▸ Task requirements
Exact reproduction of the data is required, with images excluded.

## start Source data

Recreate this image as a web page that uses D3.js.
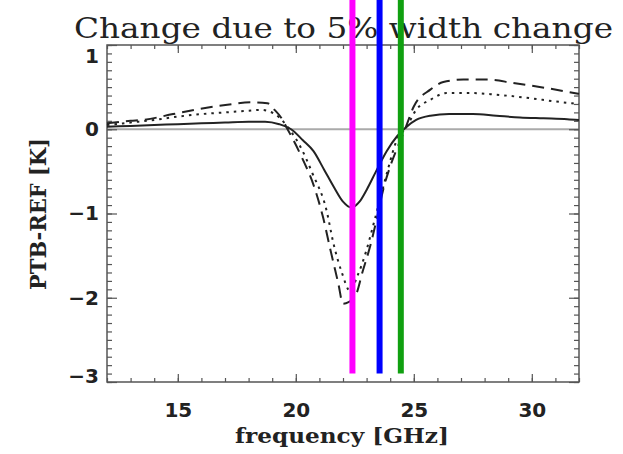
<!DOCTYPE html>
<html>
<head>
<meta charset="utf-8">
<script src="https://d3js.org/d3.v7.min.js"></script>
<style>
  body { margin: 0; background: #fff; }
  .tl text { font-family: "DejaVu Sans", sans-serif; font-weight: bold; font-size: 20px; fill: #222; }
  .tl line, .tm line { stroke: #555; stroke-width: 1.2; }
  .lbl { font-family: "DejaVu Serif", serif; fill: #222; }
</style>
</head>
<body>
<script>
// values
const solidFreq = [12, 13, 14, 15, 16, 17, 18, 18.7, 19.3, 19.8, 20.3, 20.75, 21.2, 21.6, 22.0, 22.35, 22.7, 23.0, 23.4, 23.85, 24.3, 24.7, 25.1, 25.7, 26.5, 27.5, 28.5, 29.5, 30.5, 31.5, 32];
const solidVal = [0.03, 0.04, 0.05, 0.06, 0.07, 0.08, 0.09, 0.09, 0.06, 0.0, -0.13, -0.26, -0.48, -0.68, -0.86, -0.93, -0.86, -0.72, -0.50, -0.26, -0.08, 0.03, 0.11, 0.16, 0.18, 0.18, 0.16, 0.14, 0.13, 0.12, 0.11];

const dotFreq = [12, 13, 14, 15, 16, 17, 18, 18.5, 18.9, 19.3, 19.7, 20.2, 20.7, 21.3, 21.6, 21.95, 22.3, 22.6, 23.0, 23.3, 23.6, 23.9, 24.25, 24.7, 25.1, 25.7, 26.4, 27.4, 28.5, 29.9, 31, 32];
const dotVal = [0.05, 0.08, 0.11, 0.15, 0.18, 0.20, 0.22, 0.23, 0.21, 0.14, 0.01, -0.21, -0.52, -0.96, -1.36, -1.70, -1.92, -1.75, -1.43, -1.12, -0.80, -0.48, -0.15, 0.03, 0.23, 0.35, 0.43, 0.43, 0.41, 0.37, 0.33, 0.30];

const dashFreq = [12, 13, 13.5, 14.8, 15.9, 17.1, 18.1, 18.8, 19.1, 19.4, 19.65, 19.9, 20.3, 20.75, 21.15, 21.45, 21.8, 22.0, 22.5, 22.85, 23.15, 23.45, 23.7, 24.0, 24.3, 24.6, 25.0, 25.7, 26.25, 27.1, 28.1, 29.2, 30.6, 32];
const dashVal = [0.07, 0.10, 0.11, 0.18, 0.24, 0.29, 0.32, 0.31, 0.23, 0.13, 0.0, -0.13, -0.36, -0.66, -1.04, -1.41, -1.83, -2.07, -1.99, -1.67, -1.39, -1.04, -0.72, -0.44, -0.22, -0.02, 0.27, 0.47, 0.56, 0.59, 0.59, 0.55, 0.49, 0.42];

// marker lines (GHz)
const markFreq = [22.4, 23.55, 24.45];
const markColor = ["#ff00ff", "#0000ff", "#10a010"];

const xMajor = [15, 20, 25, 30];
const yMajor = [-3, -2, -1, 0, 1];

const WIDTH = 623, HEIGHT = 454;
const svg = d3.select("body").append("svg")
    .attr("width", WIDTH).attr("height", HEIGHT);

// plot box
const pLeft = 107, pRight = 579, pTop = 45, pBottom = 382;
const x = d3.scaleLinear().domain([12, 32]).range([pLeft, pRight]);
const y = d3.scaleLinear().domain([-3, 1]).range([pBottom, pTop]);

// title
svg.append("text")
    .attr("class", "lbl")
    .attr("x", 74).attr("y", 38)
    .attr("textLength", 539)
    .attr("lengthAdjust", "spacingAndGlyphs")
    .style("font-size", "28px")
    .text("Change due to 5% width change");

// zero line
svg.append("line")
    .attr("x1", x(12)).attr("x2", x(32))
    .attr("y1", y(0)).attr("y2", y(0))
    .style("stroke", "#aaa").style("stroke-width", 2);

// minor ticks, all four sides
const xMinor = d3.range(12, 32.01, 1);
const yMinor = d3.range(-3, 1.001, 0.1);
svg.append("g").attr("class", "tm").attr("transform", "translate(0," + pBottom + ")")
    .call(d3.axisBottom(x).tickValues(xMinor).tickSize(-4).tickFormat(""));
svg.append("g").attr("class", "tm").attr("transform", "translate(0," + pTop + ")")
    .call(d3.axisTop(x).tickValues(xMinor).tickSize(-4).tickFormat(""));
svg.append("g").attr("class", "tm").attr("transform", "translate(" + pLeft + ",0)")
    .call(d3.axisLeft(y).tickValues(yMinor).tickSize(-5).tickFormat(""));
svg.append("g").attr("class", "tm").attr("transform", "translate(" + pRight + ",0)")
    .call(d3.axisRight(y).tickValues(yMinor).tickSize(-5).tickFormat(""));

// major ticks
svg.append("g").attr("class", "tl").attr("transform", "translate(0," + pBottom + ")")
    .call(d3.axisBottom(x).tickValues(xMajor).tickSize(-8).tickPadding(21).tickFormat(d3.format("d")));
svg.append("g").attr("class", "tl").attr("transform", "translate(0," + pTop + ")")
    .call(d3.axisTop(x).tickValues(xMajor).tickSize(-8).tickFormat(""));
const yAx = svg.append("g").attr("class", "tl").attr("transform", "translate(" + pLeft + ",0)")
    .call(d3.axisLeft(y).tickValues(yMajor).tickSize(-10).tickPadding(8).tickFormat(d3.format("d")));
svg.append("g").attr("class", "tl").attr("transform", "translate(" + pRight + ",0)")
    .call(d3.axisRight(y).tickValues(yMajor).tickSize(-10).tickFormat(""));

// end labels sit inside the box, like the original
yAx.selectAll("text")
    .attr("y", d => d === 1 ? 11 : (d === -3 ? -6 : 0));

svg.selectAll(".domain").remove();

// frame
svg.append("rect")
    .attr("x", pLeft).attr("y", pTop)
    .attr("width", pRight - pLeft).attr("height", pBottom - pTop)
    .style("fill", "none").style("stroke", "#555").style("stroke-width", 1.5);

// axis titles
svg.append("text")
    .attr("class", "lbl")
    .attr("x", 235).attr("y", 443)
    .attr("textLength", 214)
    .attr("lengthAdjust", "spacingAndGlyphs")
    .style("font-size", "21px")
    .style("font-weight", "bold")
    .text("frequency [GHz]");

svg.append("text")
    .attr("class", "lbl")
    .attr("transform", "translate(46,290) rotate(-90)")
    .attr("textLength", 152)
    .attr("lengthAdjust", "spacingAndGlyphs")
    .style("font-size", "22px")
    .style("font-weight", "bold")
    .text("PTB-REF [K]");

// curves
const line = d3.line().x(d => x(d[0])).y(d => y(d[1])).curve(d3.curveMonotoneX);
const series = [
    {f: solidFreq, v: solidVal, dash: null},
    {f: dotFreq, v: dotVal, dash: "2.5,5"},
    {f: dashFreq, v: dashVal, dash: "12,7"}
];
series.forEach(s => {
    svg.append("path")
        .datum(s.f.map((f, i) => [f, s.v[i]]))
        .attr("d", line)
        .style("fill", "none")
        .style("stroke", "#222")
        .style("stroke-width", 2)
        .style("stroke-dasharray", s.dash);
});

// coloured marker lines
svg.selectAll(".mark")
    .data(markFreq)
    .enter()
    .append("line")
    .attr("class", "mark")
    .attr("x1", d => x(d)).attr("x2", d => x(d))
    .attr("y1", 0).attr("y2", y(-2.9))
    .style("stroke", (d, i) => markColor[i])
    .style("stroke-width", 6);
</script>
</body>
</html>
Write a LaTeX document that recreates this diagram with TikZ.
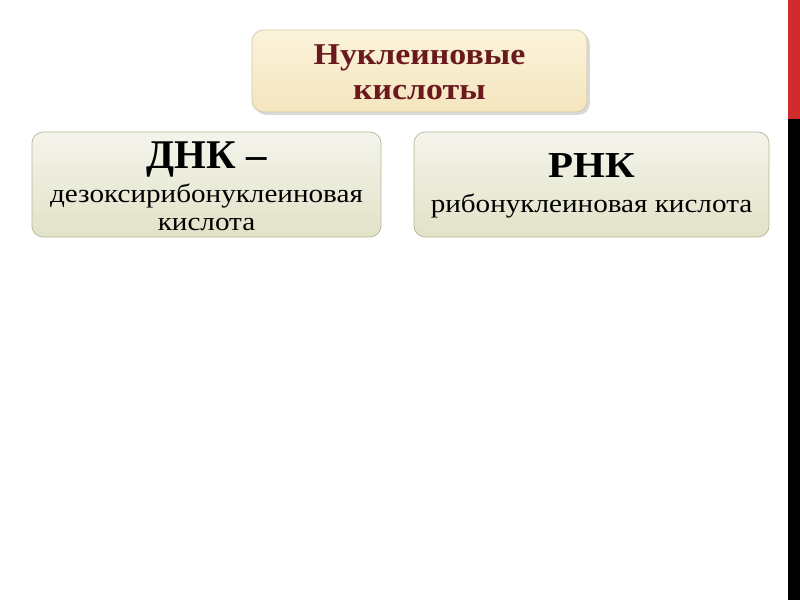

## end Source data

▸ Response to the task
Recreate this image as a web page that uses D3.js.
<!DOCTYPE html>
<html>
<head>
<meta charset="utf-8">
<script src="https://d3js.org/d3.v7.min.js"></script>
<style>
  body { margin: 0; background: #fff; }
  .tl text { font-family: "DejaVu Sans", sans-serif; font-weight: bold; font-size: 20px; fill: #222; }
  .tl line, .tm line { stroke: #555; stroke-width: 1.2; }
  .lbl { font-family: "DejaVu Serif", serif; fill: #222; }
</style>
</head>
<body>
<script>
// values
const solidFreq = [12, 13, 14, 15, 16, 17, 18, 18.7, 19.3, 19.8, 20.3, 20.75, 21.2, 21.6, 22.0, 22.35, 22.7, 23.0, 23.4, 23.85, 24.3, 24.7, 25.1, 25.7, 26.5, 27.5, 28.5, 29.5, 30.5, 31.5, 32];
const solidVal = [0.03, 0.04, 0.05, 0.06, 0.07, 0.08, 0.09, 0.09, 0.06, 0.0, -0.13, -0.26, -0.48, -0.68, -0.86, -0.93, -0.86, -0.72, -0.50, -0.26, -0.08, 0.03, 0.11, 0.16, 0.18, 0.18, 0.16, 0.14, 0.13, 0.12, 0.11];

const dotFreq = [12, 13, 14, 15, 16, 17, 18, 18.5, 18.9, 19.3, 19.7, 20.2, 20.7, 21.3, 21.6, 21.95, 22.3, 22.6, 23.0, 23.3, 23.6, 23.9, 24.25, 24.7, 25.1, 25.7, 26.4, 27.4, 28.5, 29.9, 31, 32];
const dotVal = [0.05, 0.08, 0.11, 0.15, 0.18, 0.20, 0.22, 0.23, 0.21, 0.14, 0.01, -0.21, -0.52, -0.96, -1.36, -1.70, -1.92, -1.75, -1.43, -1.12, -0.80, -0.48, -0.15, 0.03, 0.23, 0.35, 0.43, 0.43, 0.41, 0.37, 0.33, 0.30];

const dashFreq = [12, 13, 13.5, 14.8, 15.9, 17.1, 18.1, 18.8, 19.1, 19.4, 19.65, 19.9, 20.3, 20.75, 21.15, 21.45, 21.8, 22.0, 22.5, 22.85, 23.15, 23.45, 23.7, 24.0, 24.3, 24.6, 25.0, 25.7, 26.25, 27.1, 28.1, 29.2, 30.6, 32];
const dashVal = [0.07, 0.10, 0.11, 0.18, 0.24, 0.29, 0.32, 0.31, 0.23, 0.13, 0.0, -0.13, -0.36, -0.66, -1.04, -1.41, -1.83, -2.07, -1.99, -1.67, -1.39, -1.04, -0.72, -0.44, -0.22, -0.02, 0.27, 0.47, 0.56, 0.59, 0.59, 0.55, 0.49, 0.42];

// marker lines (GHz)
const markFreq = [22.4, 23.55, 24.45];
const markColor = ["#ff00ff", "#0000ff", "#10a010"];

const xMajor = [15, 20, 25, 30];
const yMajor = [-3, -2, -1, 0, 1];

const WIDTH = 623, HEIGHT = 454;
const svg = d3.select("body").append("svg")
    .attr("width", WIDTH).attr("height", HEIGHT);

// plot box
const pLeft = 107, pRight = 579, pTop = 45, pBottom = 382;
const x = d3.scaleLinear().domain([12, 32]).range([pLeft, pRight]);
const y = d3.scaleLinear().domain([-3, 1]).range([pBottom, pTop]);

// title
svg.append("text")
    .attr("class", "lbl")
    .attr("x", 74).attr("y", 38)
    .attr("textLength", 539)
    .attr("lengthAdjust", "spacingAndGlyphs")
    .style("font-size", "28px")
    .text("Change due to 5% width change");

// zero line
svg.append("line")
    .attr("x1", x(12)).attr("x2", x(32))
    .attr("y1", y(0)).attr("y2", y(0))
    .style("stroke", "#aaa").style("stroke-width", 2);

// minor ticks, all four sides
const xMinor = d3.range(12, 32.01, 1);
const yMinor = d3.range(-3, 1.001, 0.1);
svg.append("g").attr("class", "tm").attr("transform", "translate(0," + pBottom + ")")
    .call(d3.axisBottom(x).tickValues(xMinor).tickSize(-4).tickFormat(""));
svg.append("g").attr("class", "tm").attr("transform", "translate(0," + pTop + ")")
    .call(d3.axisTop(x).tickValues(xMinor).tickSize(-4).tickFormat(""));
svg.append("g").attr("class", "tm").attr("transform", "translate(" + pLeft + ",0)")
    .call(d3.axisLeft(y).tickValues(yMinor).tickSize(-5).tickFormat(""));
svg.append("g").attr("class", "tm").attr("transform", "translate(" + pRight + ",0)")
    .call(d3.axisRight(y).tickValues(yMinor).tickSize(-5).tickFormat(""));

// major ticks
svg.append("g").attr("class", "tl").attr("transform", "translate(0," + pBottom + ")")
    .call(d3.axisBottom(x).tickValues(xMajor).tickSize(-8).tickPadding(21).tickFormat(d3.format("d")));
svg.append("g").attr("class", "tl").attr("transform", "translate(0," + pTop + ")")
    .call(d3.axisTop(x).tickValues(xMajor).tickSize(-8).tickFormat(""));
const yAx = svg.append("g").attr("class", "tl").attr("transform", "translate(" + pLeft + ",0)")
    .call(d3.axisLeft(y).tickValues(yMajor).tickSize(-10).tickPadding(8).tickFormat(d3.format("d")));
svg.append("g").attr("class", "tl").attr("transform", "translate(" + pRight + ",0)")
    .call(d3.axisRight(y).tickValues(yMajor).tickSize(-10).tickFormat(""));

// end labels sit inside the box, like the original
yAx.selectAll("text")
    .attr("y", d => d === 1 ? 11 : (d === -3 ? -6 : 0));

svg.selectAll(".domain").remove();

// frame
svg.append("rect")
    .attr("x", pLeft).attr("y", pTop)
    .attr("width", pRight - pLeft).attr("height", pBottom - pTop)
    .style("fill", "none").style("stroke", "#555").style("stroke-width", 1.5);

// axis titles
svg.append("text")
    .attr("class", "lbl")
    .attr("x", 235).attr("y", 443)
    .attr("textLength", 214)
    .attr("lengthAdjust", "spacingAndGlyphs")
    .style("font-size", "21px")
    .style("font-weight", "bold")
    .text("frequency [GHz]");

svg.append("text")
    .attr("class", "lbl")
    .attr("transform", "translate(46,290) rotate(-90)")
    .attr("textLength", 152)
    .attr("lengthAdjust", "spacingAndGlyphs")
    .style("font-size", "22px")
    .style("font-weight", "bold")
    .text("PTB-REF [K]");

// curves
const line = d3.line().x(d => x(d[0])).y(d => y(d[1])).curve(d3.curveMonotoneX);
const series = [
    {f: solidFreq, v: solidVal, dash: null},
    {f: dotFreq, v: dotVal, dash: "2.5,5"},
    {f: dashFreq, v: dashVal, dash: "12,7"}
];
series.forEach(s => {
    svg.append("path")
        .datum(s.f.map((f, i) => [f, s.v[i]]))
        .attr("d", line)
        .style("fill", "none")
        .style("stroke", "#222")
        .style("stroke-width", 2)
        .style("stroke-dasharray", s.dash);
});

// coloured marker lines
svg.selectAll(".mark")
    .data(markFreq)
    .enter()
    .append("line")
    .attr("class", "mark")
    .attr("x1", d => x(d)).attr("x2", d => x(d))
    .attr("y1", 0).attr("y2", y(-2.9))
    .style("stroke", (d, i) => markColor[i])
    .style("stroke-width", 6);
</script>
</body>
</html>
Write a LaTeX document that recreates this diagram with TikZ.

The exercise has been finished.